Thursday, May 16, 2013

The Tale of a Man: Barry Lyndon

Stanley Kubrick is the master of the hypnotic film.  I didn't really know what to expect into his excursion across the classes of the 18th century, but like The Shining and 2001 and Eyes Wide Open, his set pieces and long takes and paced action by worn people can't be set aside easily.  They lull you into a trance, so that the whole experience just washes over you until it's done and you say, "What was that about?"

One of the great aspects of this film that is different than others is his beautiful, natural scenes capped with gorgeous architecture.  So many scenes open with a picture that is a piece of art.  That only preps us for the orderly, mannered society that we are to enter into.  Mind you, the world is terribly violent, immoral and, at times horrifying, but it is all done in a stately manner, paced, even and polite.

What is the film about?  Honestly, I think I'd have to watch it again to give a semi-complete response.  But, as the title suggests, it is about a man-- and, in a sense, all men.  We see the rash nature of a young man both at the beginning and the end, implying that this is a cycle that is repeated in many men-- perhaps all men.

We begin our manhood in youth as rash, bold creatures, not really knowing what we want or what our lives are going to be about, but we are ready to commit our lives and make any sacrifice (even others' sacrifice) for our whims.  When we fail, as we inevitably do, we seek stability, but by our own terms, no matter how unwise we are.  If we are uncomfortable, we rush to the next opportunity.  Soon, we seek ambition.  This ambition might be power or lust or wealth or notoriety, but we claw for it, and hurt others to obtain our ultimate desire.

Finally, after some ambition has been reached, we might give in to our most hidden fantasies, but then we will seek to establish the stability we sought for all along.  We might be harsh in this action, and we might whittle away what good will and resources we have in this endeavor, but the long term goals will be reached by hook or by crook.

Some men actually achieve their long term goals, the stability they have worked so hard toward.  But many men only obtain the wisdom gained through the attempt.  The wisdom that to create something long lasting in the world, the main tool we must hone first is ourselves.  Because without that disciplined, forged and sometimes tarnished tool, made to build others, not ourselves, then we will ultimately fail.
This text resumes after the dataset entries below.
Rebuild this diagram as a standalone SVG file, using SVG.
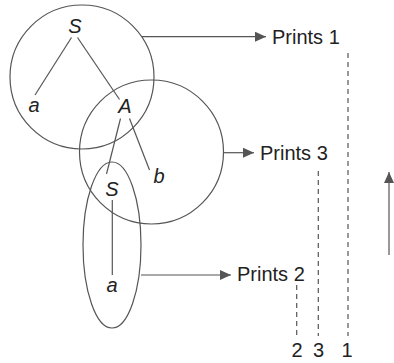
<svg xmlns="http://www.w3.org/2000/svg" width="394" height="363" viewBox="0 0 394 363">
<defs>
<style>
.ln{stroke:#555;stroke-width:1.2;fill:none}
.ds{stroke:#555;stroke-width:1.2;fill:none;stroke-dasharray:5,4}
.t{font-family:"Liberation Sans",Arial,sans-serif;font-size:20px;fill:#222}
.i{font-family:"Liberation Sans",Arial,sans-serif;font-size:20px;font-style:italic;fill:#222;text-anchor:middle}
.c{text-anchor:middle}
</style>
<marker id="ah" viewBox="0 0 11 10" refX="11" refY="5" markerWidth="11" markerHeight="10" markerUnits="userSpaceOnUse" orient="auto">
<path d="M0,0 L11,5 L0,10 z" fill="#555"/>
</marker>
</defs>
<g id="scopes">
<circle id="scope1" class="ln" cx="82" cy="77" r="72"/>
<circle id="scope3" class="ln" cx="151.5" cy="152" r="72"/>
<ellipse id="scope2" class="ln" cx="112" cy="245" rx="29" ry="83"/>
</g>
<g id="tree-edges">
<line class="ln" x1="71.5" y1="37.5" x2="35" y2="95"/>
<line class="ln" x1="77.5" y1="37.5" x2="119.5" y2="99.5"/>
<line class="ln" x1="120.5" y1="118.5" x2="106.5" y2="174"/>
<line class="ln" x1="129.5" y1="118.5" x2="149.5" y2="170"/>
<line class="ln" x1="112.3" y1="200" x2="112.3" y2="275"/>
</g>
<g id="nodeS1"><text class="i" x="75" y="33">S</text></g>
<g id="nodea1"><text class="i" x="34" y="112">a</text></g>
<g id="nodeA"><text class="i" x="125" y="113">A</text></g>
<g id="nodeb"><text class="i" x="159" y="183">b</text></g>
<g id="nodeS2"><text class="i" x="112" y="196">S</text></g>
<g id="nodea2"><text class="i" x="112" y="292">a</text></g>
<g id="connectors">
<line class="ln" x1="142" y1="36.7" x2="266" y2="36.7" marker-end="url(#ah)"/>
<line class="ln" x1="224" y1="152.7" x2="254" y2="152.7" marker-end="url(#ah)"/>
<line class="ln" x1="141" y1="275" x2="231" y2="275" marker-end="url(#ah)"/>
<line class="ln" x1="389" y1="255" x2="389" y2="172" marker-end="url(#ah)"/>
</g>
<g id="labels">
<text class="t" x="272" y="44">Prints 1</text>
<text class="t" x="260" y="160">Prints 3</text>
<text class="t" x="237" y="281">Prints 2</text>
</g>
<g id="order">
<line class="ds" x1="348" y1="53" x2="348" y2="336"/>
<line class="ds" x1="318.3" y1="171" x2="318.3" y2="336"/>
<line class="ds" x1="296.7" y1="285" x2="296.7" y2="336"/>
<text class="t c" x="297" y="357">2</text>
<text class="t c" x="318.5" y="357">3</text>
<text class="t c" x="347" y="357">1</text>
</g>
</svg>
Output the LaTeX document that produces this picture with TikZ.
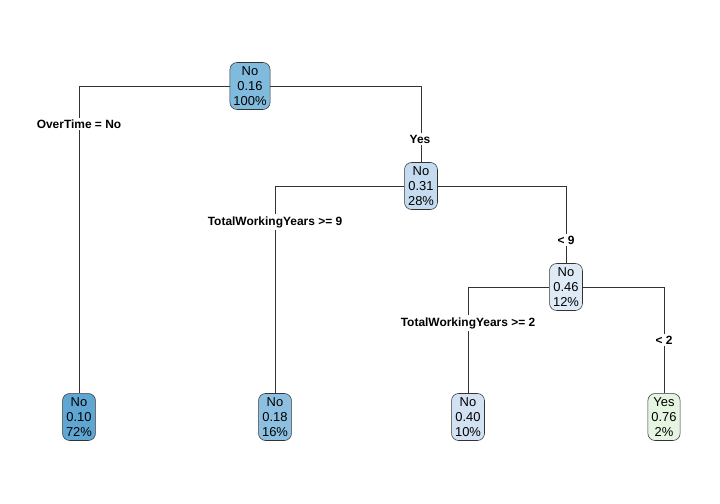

The amazing thing to me is that every step of Redman Barry's story is not just foreshadowed, but foretold, but this practice did not hamper the tale at all.  The voiceover narrative was soothing yet sobering, even as the rest of the story was.  This is master storytelling.  A tale-weaver who is so confident at his skill, that he can break one rule after another and yet still succeed.  This is easily one of Kubrick's best, if not his very best.

This film has been seen by far too few people.  I hope that will change as time goes on.


  1. Even as an unabashed lover of Kubrick's work, 'Barry Lyndon' is a film that has had to grow on me over the years. But that duel in the bar in undoubtedly one of the my top five favorite scenes from Kubrick.

  2. What an amazing scene! Truly tense and yet so well made. I think that one is the key scene in the film, really, and Kubrick put all his powers into that one.